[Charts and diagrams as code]
— start —

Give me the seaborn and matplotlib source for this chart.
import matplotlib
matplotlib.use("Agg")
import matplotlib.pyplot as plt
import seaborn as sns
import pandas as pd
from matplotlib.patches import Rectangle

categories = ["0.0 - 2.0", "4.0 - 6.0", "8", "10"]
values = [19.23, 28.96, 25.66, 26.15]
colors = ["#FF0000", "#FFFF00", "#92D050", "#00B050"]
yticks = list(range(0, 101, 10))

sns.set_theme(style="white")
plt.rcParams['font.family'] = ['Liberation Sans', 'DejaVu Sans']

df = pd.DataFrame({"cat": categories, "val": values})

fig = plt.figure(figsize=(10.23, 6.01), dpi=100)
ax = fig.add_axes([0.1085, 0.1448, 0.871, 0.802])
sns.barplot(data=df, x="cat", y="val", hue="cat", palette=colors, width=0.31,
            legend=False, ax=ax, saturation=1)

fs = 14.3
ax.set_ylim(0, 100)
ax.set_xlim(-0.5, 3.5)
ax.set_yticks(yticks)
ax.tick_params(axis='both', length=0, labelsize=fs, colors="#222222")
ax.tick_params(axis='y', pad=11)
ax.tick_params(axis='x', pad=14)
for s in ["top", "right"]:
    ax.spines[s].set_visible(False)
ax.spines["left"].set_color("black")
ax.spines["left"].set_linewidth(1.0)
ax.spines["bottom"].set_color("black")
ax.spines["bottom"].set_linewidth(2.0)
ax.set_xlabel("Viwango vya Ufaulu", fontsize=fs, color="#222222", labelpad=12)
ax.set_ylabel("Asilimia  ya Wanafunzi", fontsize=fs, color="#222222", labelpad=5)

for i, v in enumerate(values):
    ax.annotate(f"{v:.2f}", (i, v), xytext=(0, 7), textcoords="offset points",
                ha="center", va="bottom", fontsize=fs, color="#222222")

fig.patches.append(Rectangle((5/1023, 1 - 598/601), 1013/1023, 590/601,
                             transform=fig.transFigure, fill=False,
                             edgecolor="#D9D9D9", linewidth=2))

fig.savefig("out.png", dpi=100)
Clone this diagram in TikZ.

— end —

Objective = Reproduce the entries above in full, verbatim.

Completed task =
Give me the seaborn and matplotlib source for this chart.
import matplotlib
matplotlib.use("Agg")
import matplotlib.pyplot as plt
import seaborn as sns
import pandas as pd
from matplotlib.patches import Rectangle

categories = ["0.0 - 2.0", "4.0 - 6.0", "8", "10"]
values = [19.23, 28.96, 25.66, 26.15]
colors = ["#FF0000", "#FFFF00", "#92D050", "#00B050"]
yticks = list(range(0, 101, 10))

sns.set_theme(style="white")
plt.rcParams['font.family'] = ['Liberation Sans', 'DejaVu Sans']

df = pd.DataFrame({"cat": categories, "val": values})

fig = plt.figure(figsize=(10.23, 6.01), dpi=100)
ax = fig.add_axes([0.1085, 0.1448, 0.871, 0.802])
sns.barplot(data=df, x="cat", y="val", hue="cat", palette=colors, width=0.31,
            legend=False, ax=ax, saturation=1)

fs = 14.3
ax.set_ylim(0, 100)
ax.set_xlim(-0.5, 3.5)
ax.set_yticks(yticks)
ax.tick_params(axis='both', length=0, labelsize=fs, colors="#222222")
ax.tick_params(axis='y', pad=11)
ax.tick_params(axis='x', pad=14)
for s in ["top", "right"]:
    ax.spines[s].set_visible(False)
ax.spines["left"].set_color("black")
ax.spines["left"].set_linewidth(1.0)
ax.spines["bottom"].set_color("black")
ax.spines["bottom"].set_linewidth(2.0)
ax.set_xlabel("Viwango vya Ufaulu", fontsize=fs, color="#222222", labelpad=12)
ax.set_ylabel("Asilimia  ya Wanafunzi", fontsize=fs, color="#222222", labelpad=5)

for i, v in enumerate(values):
    ax.annotate(f"{v:.2f}", (i, v), xytext=(0, 7), textcoords="offset points",
                ha="center", va="bottom", fontsize=fs, color="#222222")

fig.patches.append(Rectangle((5/1023, 1 - 598/601), 1013/1023, 590/601,
                             transform=fig.transFigure, fill=False,
                             edgecolor="#D9D9D9", linewidth=2))

fig.savefig("out.png", dpi=100)
Clone this diagram in TikZ.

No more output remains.